# Jerky Nozzle



## jrsdws2 (Jan 15, 2018)

Does anybody know of a jerky nozzle that fits my LEM 5lb sausage stuffer?  This seems so much easier than using a jerky shooter or gun.


----------



## tropics (Jan 15, 2018)

jrsdws2 said:


> Does anybody know of a jerky nozzle that fits my LEM 5lb sausage stuffer?  This seems so much easier than using a jerky shooter or gun.



I have the LEM Jerky Cannon
Here is a pic of the tubes,measure the base on your stuffer tube






another





Hope it helps
Richie


----------



## jrsdws2 (Jan 15, 2018)

Only 1.490" on the stuffer tube bases.


----------



## tropics (Jan 15, 2018)

jrsdws2 said:


> Only 1.490" on the stuffer tube bases.



You can always order an extra tube,then use a rolling pin to flatten to make jerky
Richie
http://www.lemproducts.com/product/plastic-stuffing-tubes-for-grinders/sausage-stuffing-tubes


----------



## motocrash (Jan 15, 2018)

Yeah,a little friendly persuasion.Right, Richie


----------



## dward51 (Jan 15, 2018)

jrsdws2 said:


> Does anybody know of a jerky nozzle that fits my LEM 5lb sausage stuffer?  This seems so much easier than using a jerky shooter or gun.



The LEM (and most other brands) of 5lb stuffers use 1 9/16" base stuffing tubes.  Any 1 9/16" base tube should fit.

LEM sells a small stainless steel tube that is 1/2" outer diameter and 3/8" inner diameter that works for sticks in 19mm and larger casings (you can do 17mm but it is a real pain as they don't feed as a unit on the tube and have to be unraveled the 17mm to load on the tube).  There are several vendors on eBay that sell smaller tubes that are called 9mm tubes and and a little less than 3/8" outer diameter and these work with the 15mm tubes and up (I've seen claims on eBay they work with 13mm casings, but I'm not so sure about that).  The super small eBay tube is just that and you have to go real slow as you are pushing a lot of meat with the stuffer piston and it only has a very small opening for the meat to push down into. 

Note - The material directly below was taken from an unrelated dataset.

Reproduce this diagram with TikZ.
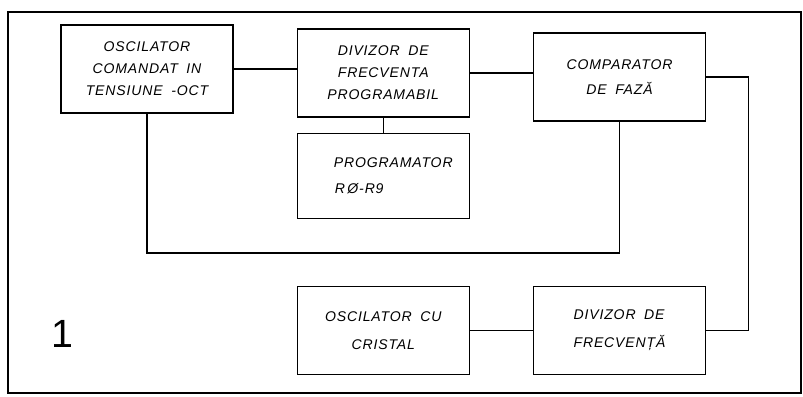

I have both the LEM and the eBay one and here they are side by side (LEM is the larger one on the left) laying on the LEM backing card.  I find 99% of the time I run either 19mm or 21mm casings and use the LEM stuffing tube.  The 15mm casings would be closer to the original "slim jim" size though:


----------



## James Coburn (Jan 15, 2018)

It's funny to read this because this past weekend I tried making snack sticks for the first time. The small tube lem gives you is so hard to work with and not long enough. So I went to work today and custom made my own just so I won't get frustrated next time. I ordered one from amazon thinking it would fit but it was too big for the lem. You are correct about the size. I made it 1.5 inches and it fit perfectly.


----------



## motocrash (Jan 15, 2018)

Tigger are ya?
Tig'er


----------



## James Coburn (Jan 15, 2018)

motocrash said:


> Tigger are ya?
> Tig'er


More a machinest. But yes I can.


----------



## jrsdws2 (Jan 16, 2018)

tropics said:


> You can always order an extra tube,then use a rolling pin to flatten to make jerky
> Richie
> http://www.lemproducts.com/product/plastic-stuffing-tubes-for-grinders/sausage-stuffing-tubes



The rolling pin sounds like the best option so far.  I've got the three original plastic tubes the come with the stuffer.


----------



## donr (Jan 16, 2018)

The Sausage Maker sells one that says it's for 5lb stuffers.
https://www.sausagemaker.com/Jerky-Nozzle-for-5-lb-Sausage-Stuffer-p/18-1211.htm

LEM also sells the fancy thing for the meat grinders that has a roll of paper mounted underneath.
http://www.lemproducts.com/product/...-stick-maker/butcher-meat-grinder-attachments

Don


----------



## motocrash (Jan 16, 2018)

That grinder attachment is slick,but not a Benjamin slick...


----------



## jrsdws2 (Jan 16, 2018)

donr said:


> The Sausage Maker sells one that says it's for 5lb stuffers.
> https://www.sausagemaker.com/Jerky-Nozzle-for-5-lb-Sausage-Stuffer-p/18-1211.htm
> 
> LEM also sells the fancy thing for the meat grinders that has a roll of paper mounted underneath.
> ...


I contacted The Sausage Maker about their jerky nozzle and they said they "can't guarantee" it fits the LEM stuffer.  They only guarantee it fits theirs.


----------



## donr (Jan 17, 2018)

You could take an existing steel nozzle, cut it shorter, de-burr the end, then squish it into a flat nozzle.


----------